Another way to read the title of the series is to see the X as representing “ex-“ the Latin prefix for “out of” or “from.” As a prefix, ex- can also mean former. As a preposition, the word ex often means “without” or “excluding.” Tying this back to the internal logic of the show, these then are files that are outside or not included in the main body of files. They are outliers, both literally and figuratively. This descriptive way of looking at the X-Files then also makes a clear allusion to the show’s obvious antecedents in American television. Both “Twilight Zone” and “Outer Limits” presented similar types of episodes that explored the supernatural, the creepy, and the weird. Not surprisingly all three of the shows have titles that refer to their status as being somehow outside normal experience or existing in a some sort of a liminal space. The “twilight zone,” for example is neither day nor night but always in between. Again, I haven’t been researching the show, but I wouldn’t be surprised if Chris Carter, the creator of The X-Files, cites these other shows as influences on his own series. In fact, I’d be surprised if he didn’t.
Continuing this idea of the X-Files belonging to a liminal space, the X in the title is also the Greek letter chi that is often representative of a crossing over or a transition. We see this in everyday usage on road signs that say “Xing” rather than spelling out the word “crossing.” In that sense, the title of the series suggests that it offers place of transition or crossing over for its characters and its audience.

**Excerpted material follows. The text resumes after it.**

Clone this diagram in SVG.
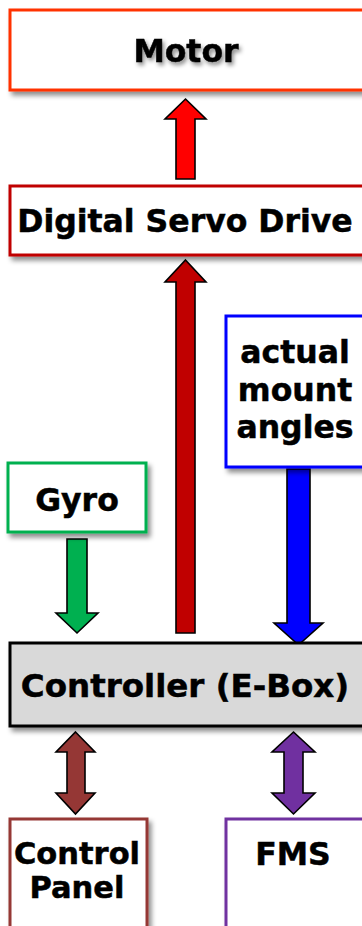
<svg xmlns="http://www.w3.org/2000/svg" width="362" height="926" viewBox="0 0 362 926">
<defs>
<filter id="sh" x="-10%" y="-10%" width="130%" height="140%">
<feDropShadow dx="3" dy="4" stdDeviation="2.5" flood-color="#000" flood-opacity="0.45"/>
</filter>
<filter id="tsh" x="-10%" y="-20%" width="130%" height="160%">
<feDropShadow dx="2" dy="3" stdDeviation="2" flood-color="#000" flood-opacity="0.45"/>
</filter>
</defs>
<style>
.box{fill:#fff;stroke-width:3}
.t{font-family:"DejaVu Sans","Verdana",sans-serif;font-weight:bold;font-size:31.5px;text-anchor:middle;fill:#000;stroke:#000;stroke-width:0.5}
.ar{stroke:#000;stroke-width:1.6;stroke-linejoin:miter}
</style>
<rect width="362" height="926" fill="#fff"/>
<g id="connectors">
<polygon class="ar" fill="#FF0000" points="185.5,99 206,119 195,119 195,179 176,179 176,119 165,119"/>
<polygon class="ar" fill="#C00000" points="185.5,260 206,282 195,282 195,633 176,633 176,282 165,282"/>
<polygon class="ar" fill="#0000FF" points="287,469 310,469 310,623 323,623 298.5,645 274,623 287,623"/>
<polygon class="ar" fill="#00B050" points="67,539 87,539 87,613 98,613 77,633 56,613 67,613"/>
<polygon class="ar" fill="#953735" points="75.5,732 95,752 85,752 85,793 95,793 75.5,814 56,793 67,793 67,752 56,752"/>
<polygon class="ar" fill="#7030A0" points="293.5,732 315,752 303,752 303,793 315,793 293.5,814 272,793 284,793 284,752 272,752"/>
</g>
<g id="motor">
<rect class="box" x="10" y="10" width="356" height="80" stroke="#FF3300" filter="url(#sh)"/>
<text class="t" x="186" y="62" filter="url(#tsh)">Motor</text>
</g>
<g id="servo">
<rect class="box" x="10" y="186" width="356" height="69" stroke="#C00000" filter="url(#sh)"/>
<text class="t" x="185" y="232">Digital Servo Drive</text>
</g>
<g id="angles">
<rect class="box" x="226" y="316" width="140" height="151" stroke="#0000FF" filter="url(#sh)"/>
<text class="t" x="295" y="363">actual</text>
<text class="t" x="295" y="401">mount</text>
<text class="t" x="295" y="438">angles</text>
</g>
<g id="gyro">
<rect class="box" x="8" y="463" width="138" height="69" stroke="#00B050" filter="url(#sh)"/>
<text class="t" x="77" y="511">Gyro</text>
</g>
<g id="controller">
<rect x="10" y="643" width="356" height="83" fill="#D9D9D9" stroke="#000" stroke-width="3" filter="url(#sh)"/>
<text class="t" x="185" y="697" style="font-size:32.5px">Controller (E-Box)</text>
</g>
<g id="panel">
<rect class="box" x="10" y="819" width="137" height="110" stroke="#953735" filter="url(#sh)"/>
<text class="t" x="77" y="864" style="font-size:30.5px">Control</text>
<text class="t" x="77" y="898" style="font-size:30.5px">Panel</text>
</g>
<g id="fms">
<rect class="box" x="226" y="819" width="140" height="110" stroke="#7030A0" filter="url(#sh)"/>
<text class="t" x="293" y="865">FMS</text>
</g>
</svg>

Finally, as a label for the series, this title possesses a final key virtue: it is at once familiar and unfamiliar (which, by the way, is precisely Freud’s recipe for the uncanny). For now, we can just observe that we know what files are. They’re boring, mundane collections of information. Whether on the computer or in manila folders in a big metal cabinet, most of us probably have to deal with files at work all the time. But we don’t initially know what the X stands for, so this adds a dimension of mystery to the title and makes it all the more memorable.
Further, our experience of the show corresponds directly with this initial hit from the title. The X-Files follows the basic pattern of a police procedural with federal agents, the structure of each episode is familiar. A crime or other mysterious event happens, Mulder and Scully go to investigate, they find clues, begin to structure plausible solutions, etc. Yet the discoveries these detective figures make are often unexpected and sometimes defy explain within the normal limits of modern rationalism.
That this standard-issue, late 20th-century rationalism itself has an ideological agenda is where the show begins to venture into conspiracy theory. We tend to imagine that at least as far as science and technology go, we live in a post-ideological world, but The X-Files clearly wants to challenge this notion. Still, I’ll leave that can of worms on the shelf until a future post.